For three decades, Terri Harvill, Chief Social Impact Officer of the YMCA of Greater Birmingham has been associated with the Northeast YMCA in one way or another, whether working there as a college student to currently serving as executive director.

“As a student at Talladega College, I thought I had the best job in America because minimum wage was $4.25 and they paid me $5.25 to lead summer day camp [at the Northeast YMCA],” she said.

Harvill was at the facility on Tuesday as plans were announced to make the facility a model for other Y’s nationwide. In 18 months, the landscape at the Northeast YMCA will look significantly different and will include new housing, medical care and revamped facilities.

According to Dan Pile, CEO of the YMCA of Greater Birmingham, that building will become a YMCA of the future.

“We are going to revitalize and [transform] our facility … and make it worthy of its history.

We are going to expand youth and teen programs, make [services] available for seniors and families,” Pile said. “It’s not your mother and father’s YMCA.”

He added that it’s time for the Northeast YMCA to move from its past and embrace what it can be. “The community is demanding change and we’re responding,” he said. “… and we’re going be a model for every YMCA around the country.”
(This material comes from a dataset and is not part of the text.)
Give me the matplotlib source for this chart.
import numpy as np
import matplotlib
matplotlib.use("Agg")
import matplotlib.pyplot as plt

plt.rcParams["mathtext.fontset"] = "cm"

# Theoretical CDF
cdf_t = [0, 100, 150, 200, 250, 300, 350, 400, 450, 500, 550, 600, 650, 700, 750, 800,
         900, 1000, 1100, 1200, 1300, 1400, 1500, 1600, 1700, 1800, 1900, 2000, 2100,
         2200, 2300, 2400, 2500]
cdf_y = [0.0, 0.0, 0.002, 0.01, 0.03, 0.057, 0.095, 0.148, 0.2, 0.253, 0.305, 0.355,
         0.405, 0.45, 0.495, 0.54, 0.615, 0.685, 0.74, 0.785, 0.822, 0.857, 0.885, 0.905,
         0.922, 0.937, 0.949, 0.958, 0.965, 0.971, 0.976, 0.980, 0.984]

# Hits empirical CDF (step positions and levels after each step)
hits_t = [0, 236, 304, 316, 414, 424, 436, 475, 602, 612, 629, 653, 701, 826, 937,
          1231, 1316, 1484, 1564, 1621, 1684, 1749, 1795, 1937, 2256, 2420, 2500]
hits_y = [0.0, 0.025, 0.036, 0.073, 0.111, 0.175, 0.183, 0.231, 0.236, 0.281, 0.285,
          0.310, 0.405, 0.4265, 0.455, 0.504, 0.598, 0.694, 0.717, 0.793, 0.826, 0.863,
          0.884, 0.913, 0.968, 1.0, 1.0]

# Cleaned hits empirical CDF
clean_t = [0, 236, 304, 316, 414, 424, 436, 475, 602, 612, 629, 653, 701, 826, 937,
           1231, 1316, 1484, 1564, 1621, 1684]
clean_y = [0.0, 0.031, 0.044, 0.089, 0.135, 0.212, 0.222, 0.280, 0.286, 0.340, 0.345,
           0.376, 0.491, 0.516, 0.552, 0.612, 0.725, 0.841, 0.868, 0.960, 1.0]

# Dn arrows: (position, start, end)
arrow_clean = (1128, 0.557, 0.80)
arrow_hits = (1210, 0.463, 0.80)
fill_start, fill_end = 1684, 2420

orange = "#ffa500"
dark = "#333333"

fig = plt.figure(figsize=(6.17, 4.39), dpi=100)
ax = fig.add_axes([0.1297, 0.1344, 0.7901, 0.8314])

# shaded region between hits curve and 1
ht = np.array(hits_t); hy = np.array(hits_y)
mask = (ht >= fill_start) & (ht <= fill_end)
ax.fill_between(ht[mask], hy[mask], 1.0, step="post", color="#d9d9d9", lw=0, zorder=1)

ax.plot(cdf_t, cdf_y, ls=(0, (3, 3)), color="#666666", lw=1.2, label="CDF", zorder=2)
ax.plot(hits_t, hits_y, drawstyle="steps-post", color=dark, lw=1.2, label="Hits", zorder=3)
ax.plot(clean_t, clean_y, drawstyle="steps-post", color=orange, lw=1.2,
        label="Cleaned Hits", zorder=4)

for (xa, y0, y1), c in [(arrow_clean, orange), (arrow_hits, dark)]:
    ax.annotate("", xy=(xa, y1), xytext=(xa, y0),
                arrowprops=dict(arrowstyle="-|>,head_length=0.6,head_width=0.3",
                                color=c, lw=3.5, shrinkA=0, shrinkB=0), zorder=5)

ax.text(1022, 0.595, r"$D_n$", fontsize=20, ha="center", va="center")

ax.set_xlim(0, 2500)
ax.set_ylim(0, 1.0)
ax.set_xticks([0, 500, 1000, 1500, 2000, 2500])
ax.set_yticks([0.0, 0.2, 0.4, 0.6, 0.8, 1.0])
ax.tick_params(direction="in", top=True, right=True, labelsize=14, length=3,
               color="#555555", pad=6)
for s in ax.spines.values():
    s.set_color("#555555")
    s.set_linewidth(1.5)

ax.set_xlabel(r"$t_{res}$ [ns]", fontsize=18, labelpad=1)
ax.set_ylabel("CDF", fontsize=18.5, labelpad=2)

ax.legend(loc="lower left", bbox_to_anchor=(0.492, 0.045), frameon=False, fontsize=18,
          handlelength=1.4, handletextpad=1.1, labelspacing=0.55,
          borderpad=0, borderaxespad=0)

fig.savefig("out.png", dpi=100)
Addressing the Roebuck community in northeast Birmingham, the CEO said the programming and staffing were always excellent at the building, even though the funding may not always have been there,

“This YMCA was built in 1965, and as you can see, it has suffered from a lot of disinvestment. Not a lot of money and effort had been put into this …. While you had a second-class facility, you had a first-class program and top-shelf impact,” he said.
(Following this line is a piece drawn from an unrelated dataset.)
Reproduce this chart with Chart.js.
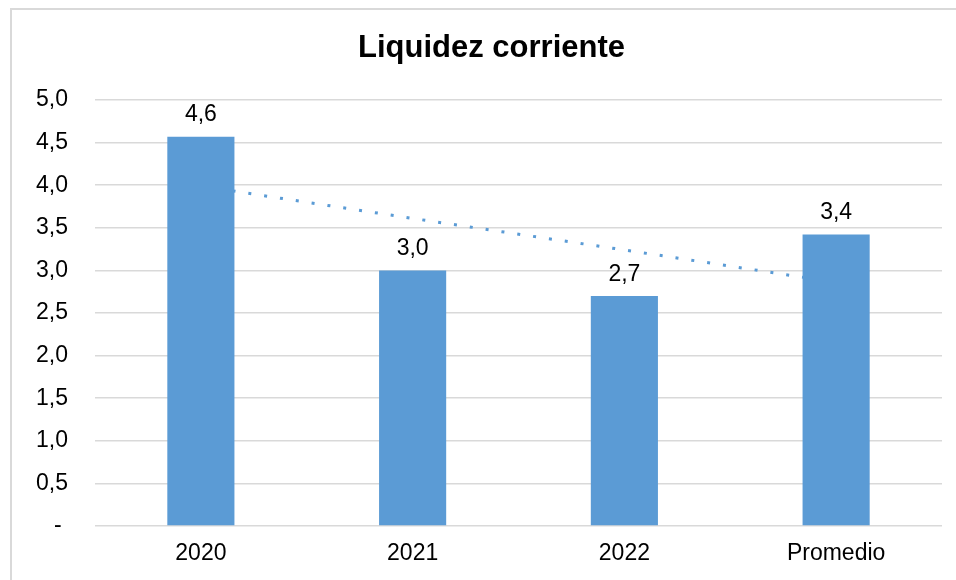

The revitalization will be a team effort, he said.

“Habitat for Humanity will build 23 attainable homes on this property. Christ Health Center will put what they refer to as a ‘world class’ pediatric clinic focusing on youth and pre- and post- natal care all the way up through adolescence. Impact Family Counseling will be a partner inside of our building,” he said.

Another partner, which took the lead role in providing capital for the project, is Regions Foundation, a nonprofit funded primarily by Regions Bank, he added.
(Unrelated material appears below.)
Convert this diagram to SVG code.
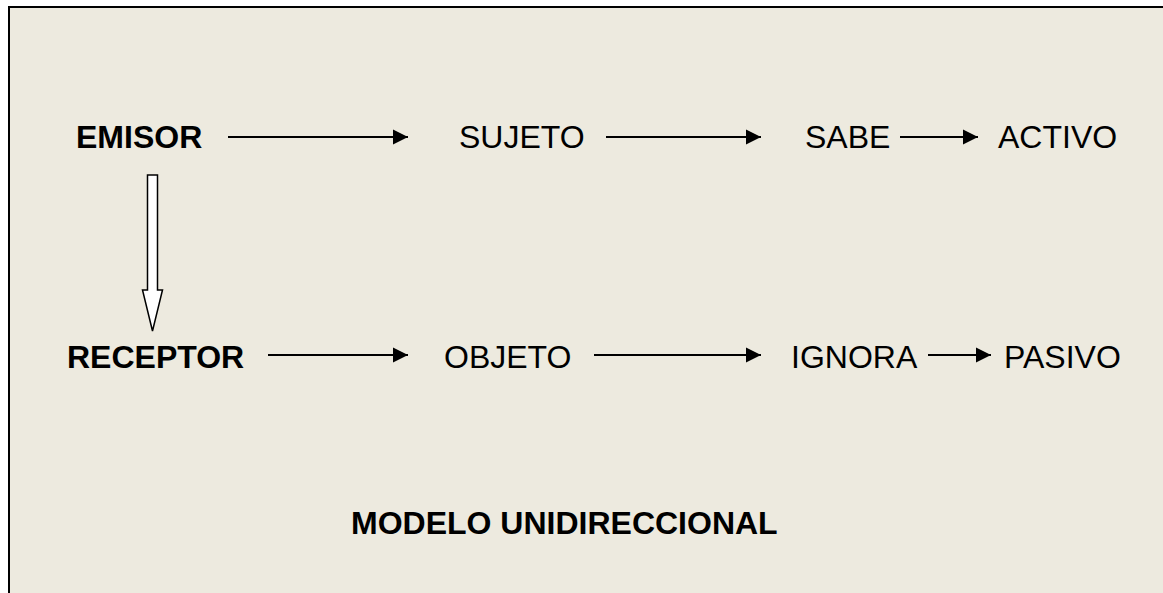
<svg xmlns="http://www.w3.org/2000/svg" width="1163" height="593" viewBox="0 0 1163 593">
<style>
.t{font-family:"Liberation Sans",Arial,sans-serif;font-size:32px;fill:#000}
.b{font-weight:bold}
.c{stroke:#000;stroke-width:2.2;fill:none}
</style>
<defs>
<marker id="ah" markerUnits="userSpaceOnUse" markerWidth="16" markerHeight="16" viewBox="0 0 16 16" refX="15" refY="8" orient="auto">
<path d="M0,0.5 L15,8 L0,15.5 Z" fill="#000"/>
</marker>
</defs>
<rect x="0" y="0" width="1163" height="593" fill="#fff"/>
<rect x="9" y="7" width="1160" height="600" fill="#EDEADF"/>
<path d="M9,600 V7 H1163" stroke="#000" stroke-width="2" fill="none"/>
<g id="emisor"><text class="t b" x="76" y="148">EMISOR</text></g>
<g id="sujeto"><text class="t" x="459" y="148">SUJETO</text></g>
<g id="sabe"><text class="t" x="805" y="148">SABE</text></g>
<g id="activo"><text class="t" x="998" y="148">ACTIVO</text></g>
<g id="receptor"><text class="t b" x="67" y="368">RECEPTOR</text></g>
<g id="objeto"><text class="t" x="444" y="368">OBJETO</text></g>
<g id="ignora"><text class="t" x="791" y="368">IGNORA</text></g>
<g id="pasivo"><text class="t" x="1004" y="368">PASIVO</text></g>
<g id="titulo"><text class="t b" x="351" y="534">MODELO UNIDIRECCIONAL</text></g>
<g id="connectors">
<line class="c" x1="228" y1="137" x2="408" y2="137" marker-end="url(#ah)"/>
<line class="c" x1="606" y1="137" x2="761" y2="137" marker-end="url(#ah)"/>
<line class="c" x1="900" y1="137" x2="978" y2="137" marker-end="url(#ah)"/>
<line class="c" x1="268" y1="355" x2="408" y2="355" marker-end="url(#ah)"/>
<line class="c" x1="594" y1="355" x2="761" y2="355" marker-end="url(#ah)"/>
<line class="c" x1="928" y1="355" x2="991" y2="355" marker-end="url(#ah)"/>
<path d="M147.5,175 H157.5 V290 H162.5 L152.5,331 L142.5,290 H147.5 Z" fill="#fff" stroke="#000" stroke-width="1.5" stroke-linejoin="miter"/>
</g>
</svg>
“When we first heard about the vision that the YMCA of Greater Birmingham had for Roebuck in the northeast community, we knew we had to be a lead donor in this effort,” said Marta Self, Executive Director of the Regions Foundation. “We knew we had to jump in and provide resources and support to see it through.

“This development is bringing more access – to childcare, educational opportunities, a safe and affordable place to call home, for families to build wealth and be together. The message today is we are all here for you,” Self said.

Birmingham Mayor Randall Woodfin also commended the collaborative work on the project. “Years from now, people who are [at this new facility] will be talking about what they did here and it’s because of your hard work. You’re literally improving the quality of life of our citizens and of our residents.”

Alicia Lumpkin-Whitfield, board chair of the Northeast YMCA, said the event easily rates as one of her top professional moments.

“It’s just not about brick and mortar and this land. It’s about the soul of a community,” Lumpkin-Whitfield said. “It’s about the countless lives that will be touched and the dreams that will be nurtured; the future generations that will be inspired on this land [and] here in these walls.”

After the program, children from the YMCA joined local, city and community leaders and partners to break ground on the project.

“This is significant because when everybody else has been leaving this community, we are one of the only founding organizations, founded by this community, that has remained,” Harvill said.